Cependant, la réponse sensée à la montée en puissance de l’AfD, du FPÖ et d’autres partis de droite n’est pas de les censurer, mais d’aborder les problèmes sous-jacents qui les ont rendus si influents : l’incertitude économique persistante, la perte de pouvoir d’achat et les politiques migratoires dysfonctionnelles. À défaut, pourquoi ne pas coopter ces partis d’extrême droite en tant que partenaires de coalition juniors, comme cela a été fait en Suède et en Finlande ? Si Alice Weidel était soudainement nommée ministre de l’Économie, nous verrions si elle peut défendre son bilan une fois au gouvernement. Mais les partis centristes en Allemagne et en France n’adoptent ni cette stratégie ni une autre. Ils ont plutôt érigé des pare-feu politiques contre l’extrême droite et s’obstinent à répéter les mêmes politiques qui ont échoué.

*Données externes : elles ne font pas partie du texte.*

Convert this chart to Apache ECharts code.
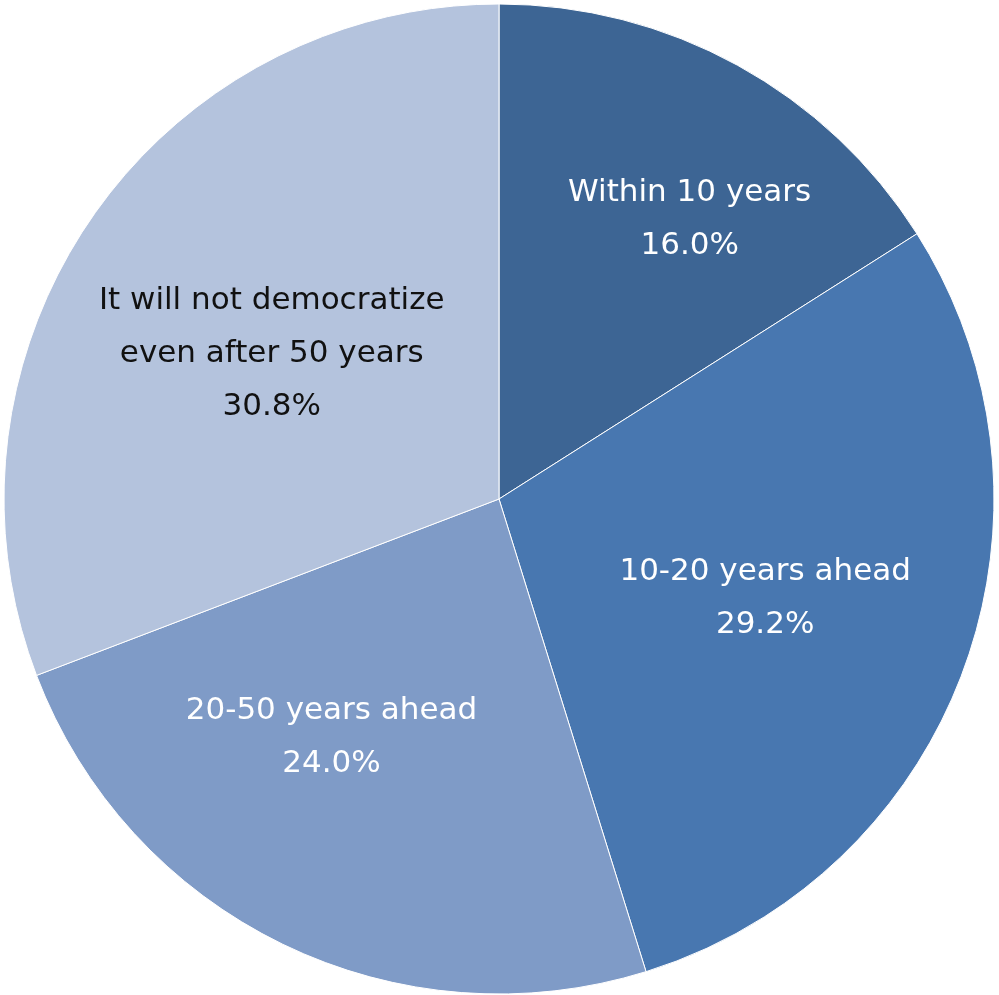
<!DOCTYPE html>
<html><head><meta charset="utf-8">
<script src="https://cdn.jsdelivr.net/npm/echarts@6/dist/echarts.min.js"></script>
<style>html,body{margin:0;padding:0;background:#fff}#c{width:999px;height:995px}</style>
</head><body><div id="c"></div>
<script>
const categories = ["Within 10 years", "10-20 years ahead", "20-50 years ahead", "It will not democratize\neven after 50 years"];
const values = [16.0, 29.2, 24.0, 30.8];
const colors = ["#3D6594", "#4877B0", "#7F9BC7", "#B4C3DD"];
const labelColors = ["#fff", "#fff", "#fff", "#111"];
const offsets = [[70, -60], [31, 13], [-58, 13], [-21, -3]];
const chart = echarts.init(document.getElementById('c'));
chart.setOption({
  animation: false,
  series: [{
    type: 'pie',
    center: [499, 499],
    radius: [0, 495],
    startAngle: 90,
    clockwise: true,
    itemStyle: { borderColor: '#fff', borderWidth: 1 },
    label: {
      position: 'inside',
      fontFamily: 'DejaVu Sans',
      fontSize: 31,
      lineHeight: 53,
      formatter: p => p.name + '\n' + p.value.toFixed(1) + '%'
    },
    labelLine: { show: false },
    emphasis: { disabled: true },
    data: categories.map((c, i) => ({
      name: c, value: values[i],
      itemStyle: { color: colors[i] },
      label: { color: labelColors[i], offset: offsets[i] }
    }))
  }]
});
</script></body></html>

Cette approche est vouée à se retourner contre eux. Une Le Pen interdite pourrait devenir encore plus dangereuse pour l’establishment centriste et, une fois au pouvoir, se montrer potentiellement plus radicale. De même, une interdiction de l’AfD ne ferait que radicaliser davantage le parti.
En attendant, les armes brutales privilégiées par l’UE — interdictions légales, pare-feu politiques et censure — causeront plus de dommages autoinfligés que de bien. Dans la hiérarchie des droits démocratiques, la liberté d’expression occupe une place relativement faible en Europe. À l’instar des créatures dans La Ferme des animaux de George Orwell, j’ai du mal à discerner la différence entre les extrémistes de droite et ceux qui prétendent les combattre.